C          User Acceptance

I did a left join on self to get a count of Name as a new column to mark the duplicates. So anything with count > 2 is a duplicate. But within the duplicates I need to flag them further based on the lifecycle status.

I can create an expression to further flag down the Names with distinct Lifecycle Status with an expression for e.g.

=if(aggr(count(distinct [LifecycleStatus])>1,[Key_Name]),[Key_Name])

How an I achieve something similar during load? I need to mark the duplicates during load. I have attached a sample qvw.

Any help/guidance is highly appreciated.

Thanks,

Samira

7 Replies
swuehl
MVP
MVP

Maybe like


INPUT:
LOAD DISTINCT * INLINE [
Name, Status
A  ,        Disposed
A   ,       Disposed
B    ,      User Acceptance
B     ,     Disposed
C     ,     Operational
C ,         User Acceptance
C  ,        Disposed
];

LEFT JOIN
LOAD Name, Count(Status) as Count
Resident INPUT
Group by Name;

RESULT:
NOCONCATENATE
LOAD Name, Status
Resident INPUT
Where Count =1 or Status <> 'Disposed';

DROP TABLE INPUT;

MarcoWedel

Hi,

to identify e.g. only the first of each Key/Status combination, maybe something like this might help:

CMDB:

LOAD CMDB_Key_Name,

    NodeIP,

    CMDB_LifecycleStatus,

    CMDB_OperatingSystem,

    CMDB_sys_class_name,

    CMDB_sys_id,

    Key_OS,

    AutoNumber(RecNo(),CMDB_Key_Name&'|'&CMDB_LifecycleStatus) as FlagKeyStat

FROM QlikCommunity_Thread_201320.csv (txt, utf8, embedded labels, delimiter is ',', msq, no eof);

regards

Marco

maxgro
MVP
MVP

INPUT: 

LOAD DISTINCT rowno() as Id, * INLINE [ 

Name, Status 

A  ,        Disposed 

A   ,       Disposed 

B    ,      User Acceptance 

B     ,     Disposed 

C     ,     Operational 

C ,         User Acceptance 

C  ,        Disposed

D, Disposed

]; 

load

  Id, Name, Status,

  Name <> Peek('Name') or Name = Peek('Name') and Status <> 'Disposed' as Flag     // 1 not dupl

Resident INPUT

order By Name, Status  desc;

DROP Table INPUT;

sinanozdemir
Specialist III
Specialist III

Just another approach:

Capture.PNG

Here is the data model:

Capture.PNG

Thanks

Not applicable
Author

Hello, thank you for the fast response.  I tried the solution you suggested  but I was losing all the entries  with same Name and Status. So in my e.g. above I was losing all entries for A  but it handled the other scenario pretty well. I was able to use your suggestion (along with below suggestion from MG to use peek) and incorporate it in my model to get the results.

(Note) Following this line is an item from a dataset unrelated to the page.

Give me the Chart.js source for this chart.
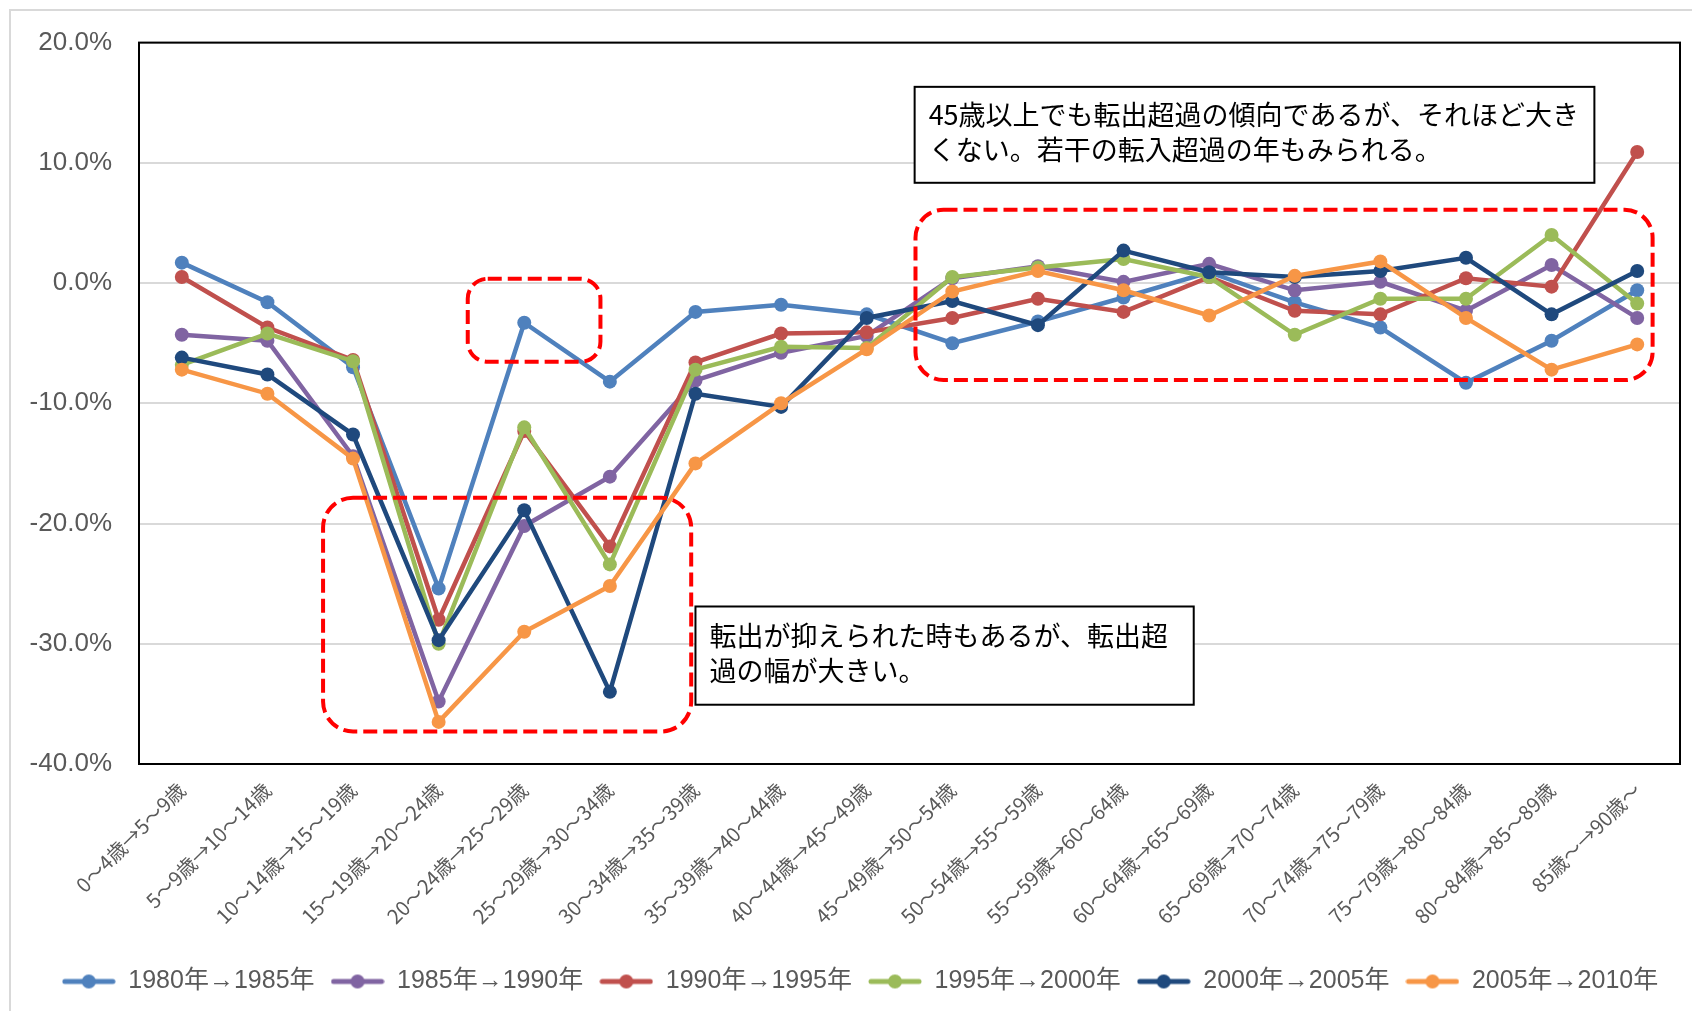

I basically created 2 flags, one for count (distinct Lifecycle status) per Name and another flag for count (Name) per same lifecycle status for itself and then used peek to pick the first record from within the same duplicate entries ( for Name + Status).

Thanks,

Samira

Not applicable
Author

Hello M G,

              Thank you for your suggestions. When I tried your approach against my data, it retained all rows for duplicates with same Name but different Status, however it handled the duplicates with the same Name + Status very well. In my e.g. above it retained the below

    

rowNameStatusflag
13099BDisposed-1
568BUser Acceptance-1
205ADisposed-1
11881ADisposed

0

However the result I was looking for is as below:

    

rowNameStatusflag
13099BDisposed0
568BUser Acceptance-1
205ADisposed-1
11881ADisposed0

I was able to create another flag as suggested by swuehl and use your suggestion for peek to get the results.

Thanks,

Samira

Not applicable
Author

Hi Marco,

         Good suggestion, thank you. I will try that in my solution as I make further progress. I have multiple data sources that I plan to merge into this and this will come handy for sure.

Thanks,

Samira